◆ **WRITTEN TASK**
Begin at the first line of the data and copy each line through the one containing "15.03, 8.02 );", that line included, with no pictures.

◆ **SOURCE DATA**

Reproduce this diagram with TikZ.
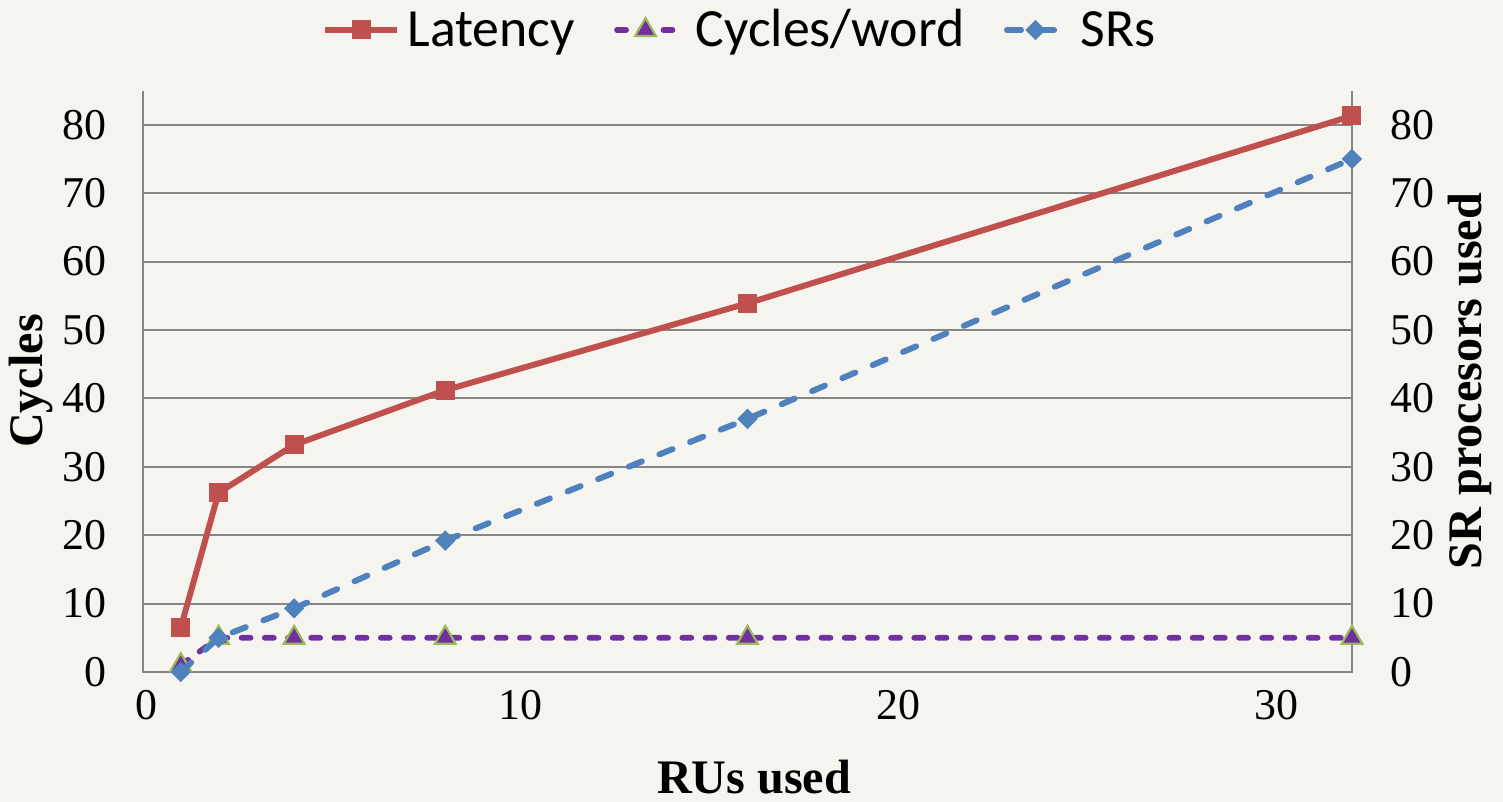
\documentclass[tikz,border=0pt]{standalone}
\usepackage{fontspec}
\setmainfont{Liberation Serif}
\newfontfamily\legendfont{Carlito}
\usetikzlibrary{positioning,shapes.geometric}

\definecolor{latred}{RGB}{192,80,77}
\definecolor{srblue}{RGB}{79,129,189}
\definecolor{cwpurple}{RGB}{112,48,160}
\definecolor{cwgreen}{RGB}{155,187,89}
\definecolor{gridgray}{RGB}{134,134,134}
\definecolor{paper}{RGB}{246,244,239}

\tikzset{
	gridline/.style = { gridgray, line width = 0.6pt },
	axisline/.style = { gridgray, line width = 0.6pt },
	ticklabel/.style = { inner sep = 0pt, font = \fontsize{12.5}{14}\selectfont },
	axistitle/.style = { inner sep = 0pt, font = \fontsize{13.7}{16}\selectfont\bfseries },
	legendtext/.style = { inner sep = 0pt, anchor = base west, font = \legendfont\fontsize{15.3}{18}\selectfont },
	latline/.style = { latred, line width = 1.7pt },
	cwline/.style = { cwpurple, line width = 1.6pt, line cap = round, dash pattern = on 2.6pt off 4.0pt },
	srline/.style = { srblue, line width = 1.7pt, line cap = round, dash pattern = on 4.0pt off 5.4pt },
	latmark/.style = { rectangle, fill = latred, minimum size = 0.19cm, inner sep = 0pt },
	cwmark/.style = { regular polygon, regular polygon sides = 3, fill = cwpurple, draw = cwgreen, line width = 0.6pt, minimum size = 0.24cm, inner sep = 0pt },
	srmark/.style = { diamond, aspect = 1, fill = srblue, minimum size = 0.21cm, inner sep = 0pt }
}

\begin{document}
\begin{tikzpicture}
	\useasboundingbox [fill = paper] ( 0, 0 ) rectangle ( 15.03, 8.02 );

	\begin{scope}[shift = { ( 1.43, 1.30 ) }, x = 0.3778cm, y = 0.0684cm]
		% сетка
		\draw [gridline] ( 0, 10 ) -- ( 32, 10 );
		\draw [gridline] ( 0, 20 ) -- ( 32, 20 );
		\draw [gridline] ( 0, 30 ) -- ( 32, 30 );
		\draw [gridline] ( 0, 40 ) -- ( 32, 40 );
		\draw [gridline] ( 0, 50 ) -- ( 32, 50 );
		\draw [gridline] ( 0, 60 ) -- ( 32, 60 );
		\draw [gridline] ( 0, 70 ) -- ( 32, 70 );
		\draw [gridline] ( 0, 80 ) -- ( 32, 80 );

		% оси
		\draw [axisline] ( 0, 85 ) -- ( 0, 0 ) -- ( 32, 0 ) -- ( 32, 85 );

		% подписи левой оси
		\node [ticklabel, anchor = east] (yl0) at ( -0.95, 0 ) {0};
		\node [ticklabel, anchor = east] (yl10) at ( -0.95, 10 ) {10};
		\node [ticklabel, anchor = east] (yl20) at ( -0.95, 20 ) {20};
		\node [ticklabel, anchor = east] (yl30) at ( -0.95, 30 ) {30};
		\node [ticklabel, anchor = east] (yl40) at ( -0.95, 40 ) {40};
		\node [ticklabel, anchor = east] (yl50) at ( -0.95, 50 ) {50};
		\node [ticklabel, anchor = east] (yl60) at ( -0.95, 60 ) {60};
		\node [ticklabel, anchor = east] (yl70) at ( -0.95, 70 ) {70};
		\node [ticklabel, anchor = east] (yl80) at ( -0.95, 80 ) {80};

		% подписи правой оси
		\node [ticklabel, anchor = west] (yr0) at ( 33.0, 0 ) {0};
		\node [ticklabel, anchor = west] (yr10) at ( 33.0, 10 ) {10};
		\node [ticklabel, anchor = west] (yr20) at ( 33.0, 20 ) {20};
		\node [ticklabel, anchor = west] (yr30) at ( 33.0, 30 ) {30};
		\node [ticklabel, anchor = west] (yr40) at ( 33.0, 40 ) {40};
		\node [ticklabel, anchor = west] (yr50) at ( 33.0, 50 ) {50};
		\node [ticklabel, anchor = west] (yr60) at ( 33.0, 60 ) {60};
		\node [ticklabel, anchor = west] (yr70) at ( 33.0, 70 ) {70};
		\node [ticklabel, anchor = west] (yr80) at ( 33.0, 80 ) {80};

		% подписи нижней оси
		\node [ticklabel, anchor = north] (xl0) at ( 0.08, -2.6 ) {0};
		\node [ticklabel, anchor = north] (xl10) at ( 10, -2.6 ) {10};
		\node [ticklabel, anchor = north] (xl20) at ( 20, -2.6 ) {20};
		\node [ticklabel, anchor = north] (xl30) at ( 30, -2.6 ) {30};

		% точки
		\coordinate (lat1) at ( 1, 6.5 );
		\coordinate (lat2) at ( 2, 26.2 );
		\coordinate (lat3) at ( 4, 33.2 );
		\coordinate (lat4) at ( 8, 41.2 );
		\coordinate (lat5) at ( 16, 53.9 );
		\coordinate (lat6) at ( 32, 81.3 );
		\coordinate (cw1) at ( 1, 1 );
		\coordinate (cw2) at ( 2, 5 );
		\coordinate (cw3) at ( 4, 5 );
		\coordinate (cw4) at ( 8, 5 );
		\coordinate (cw5) at ( 16, 5 );
		\coordinate (cw6) at ( 32, 5 );
		\coordinate (sr1) at ( 1, 0 );
		\coordinate (sr2) at ( 2, 5 );
		\coordinate (sr3) at ( 4, 9.3 );
		\coordinate (sr4) at ( 8, 19.2 );
		\coordinate (sr5) at ( 16, 37 );
		\coordinate (sr6) at ( 32, 75 );

		% Latency
		\draw [latline] (lat1) -- (lat2) -- (lat3) -- (lat4) -- (lat5) -- (lat6);
		\node [latmark] (latm1) at (lat1) {};
		\node [latmark] (latm2) at (lat2) {};
		\node [latmark] (latm3) at (lat3) {};
		\node [latmark] (latm4) at (lat4) {};
		\node [latmark] (latm5) at (lat5) {};
		\node [latmark] (latm6) at (lat6) {};

		% Cycles/word
		\draw [cwline] (cw1) -- (cw2) -- (cw3) -- (cw4) -- (cw5) -- (cw6);
		\node [cwmark] (cwm1) at (cw1) {};
		\node [cwmark] (cwm2) at (cw2) {};
		\node [cwmark] (cwm3) at (cw3) {};
		\node [cwmark] (cwm4) at (cw4) {};
		\node [cwmark] (cwm5) at (cw5) {};
		\node [cwmark] (cwm6) at (cw6) {};

		% SRs
		\draw [srline] (sr1) -- (sr2) -- (sr3) -- (sr4) -- (sr5) -- (sr6);
		\node [srmark] (srm1) at (sr1) {};
		\node [srmark] (srm2) at (sr2) {};
		\node [srmark] (srm3) at (sr3) {};
		\node [srmark] (srm4) at (sr4) {};
		\node [srmark] (srm5) at (sr5) {};
		\node [srmark] (srm6) at (sr6) {};
	\end{scope}

	% названия осей
	\node [axistitle, rotate = 90] (ytitle) at ( 0.31, 4.21 ) {Cycles};
	\node [axistitle, rotate = 90] (y2title) at ( 14.70, 4.21 ) {SR procesors used};
	\node [axistitle, anchor = base] (xtitle) at ( 7.54, 0.08 ) {RUs used};

	% легенда
	\coordinate (latkeyA) at ( 3.25, 7.72 );
	\coordinate (latkeyB) at ( 3.97, 7.72 );
	\draw [latline] (latkeyA) -- (latkeyB);
	\node [latmark] (latkeym) at ( 3.61, 7.72 ) {};
	\node [legendtext] (latkey) at ( 4.07, 7.55 ) {Latency};

	\coordinate (cwkeyA) at ( 6.17, 7.72 );
	\coordinate (cwkeyB) at ( 6.74, 7.72 );
	\draw [cwline] (cwkeyA) -- (cwkeyB);
	\node [cwmark] (cwkeym) at ( 6.455, 7.72 ) {};
	\node [legendtext] (cwkey) at ( 6.95, 7.55 ) {Cycles/word};

	\coordinate (srkeyA) at ( 10.07, 7.72 );
	\coordinate (srkeyB) at ( 10.64, 7.72 );
	\draw [srline] (srkeyA) -- (srkeyB);
	\node [srmark] (srkeym) at ( 10.355, 7.72 ) {};
	\node [legendtext] (srkey) at ( 10.80, 7.55 ) {SRs};
\end{tikzpicture}
\end{document}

◆ **SOLUTION TO THIS TASK**
Reproduce this diagram with TikZ.
\documentclass[tikz,border=0pt]{standalone}
\usepackage{fontspec}
\setmainfont{Liberation Serif}
\newfontfamily\legendfont{Carlito}
\usetikzlibrary{positioning,shapes.geometric}

\definecolor{latred}{RGB}{192,80,77}
\definecolor{srblue}{RGB}{79,129,189}
\definecolor{cwpurple}{RGB}{112,48,160}
\definecolor{cwgreen}{RGB}{155,187,89}
\definecolor{gridgray}{RGB}{134,134,134}
\definecolor{paper}{RGB}{246,244,239}

\tikzset{
	gridline/.style = { gridgray, line width = 0.6pt },
	axisline/.style = { gridgray, line width = 0.6pt },
	ticklabel/.style = { inner sep = 0pt, font = \fontsize{12.5}{14}\selectfont },
	axistitle/.style = { inner sep = 0pt, font = \fontsize{13.7}{16}\selectfont\bfseries },
	legendtext/.style = { inner sep = 0pt, anchor = base west, font = \legendfont\fontsize{15.3}{18}\selectfont },
	latline/.style = { latred, line width = 1.7pt },
	cwline/.style = { cwpurple, line width = 1.6pt, line cap = round, dash pattern = on 2.6pt off 4.0pt },
	srline/.style = { srblue, line width = 1.7pt, line cap = round, dash pattern = on 4.0pt off 5.4pt },
	latmark/.style = { rectangle, fill = latred, minimum size = 0.19cm, inner sep = 0pt },
	cwmark/.style = { regular polygon, regular polygon sides = 3, fill = cwpurple, draw = cwgreen, line width = 0.6pt, minimum size = 0.24cm, inner sep = 0pt },
	srmark/.style = { diamond, aspect = 1, fill = srblue, minimum size = 0.21cm, inner sep = 0pt }
}

\begin{document}
\begin{tikzpicture}
	\useasboundingbox [fill = paper] ( 0, 0 ) rectangle ( 15.03, 8.02 );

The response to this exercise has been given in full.